Table cloths...I buy them ONLY at Pier One...and only on sale. My mom and I went there about 2 weeks ago and she got 8 placemats, 8 napkins and 1 table cloth for $25 total including tax. They were basic neutral ivory too....so that was a good deal for something that would work in EVERY house. Pier one also puts a lot of their knickknacks on sale and I just go through there and through crate and barrel for the sale stuff.(I spent $13 the other day at Crate and Barrel on stuff for my newly retro painted kitchen and came home with a rug, dish towels, a vase and a pitcher)
Rugs can be expensive. I bought my last oriental from a dry cleaner...called around since they will only hold things for 30 days and usually sell things CHEAP after that to get it out of the building. I have a nice oriental rug I bought for $35. I spent about 3 days calling around to places in the area, but it worked

. Also, I have seen inexpensive ones at walmart, homedepot and lowes as well as at bed bath and beyond and linens and things.

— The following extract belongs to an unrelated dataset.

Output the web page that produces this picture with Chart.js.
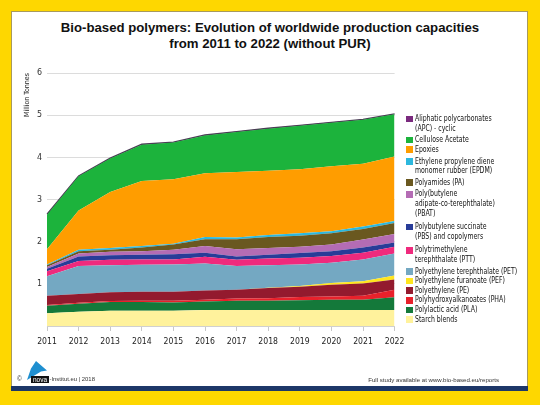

For the chair...that may be hard to get under $200 with all the other stuff...could you get away with getting a wooden chair just to have extra seating rather than getting an upholstered one? Put a nice cushy pillow on it and it should be fine. I used for years 2 of those upholstered dining room chairs I got from a neighbor as the chairs in my livingroom. They are not soft and cushy, but do the job of providing extra seating quite well. Another option is to make or buy and ottoman...provides extra seating as needed as well as a foot rest after a long day chasing kids
Hopefully this isn't too much information or too much useless info...

This is my love...decorating on a budget and I enjoy doing it. Have fun! Look at it as an adventure rather than something you have to get over with in one shopping trip. It will look more like "you" this way.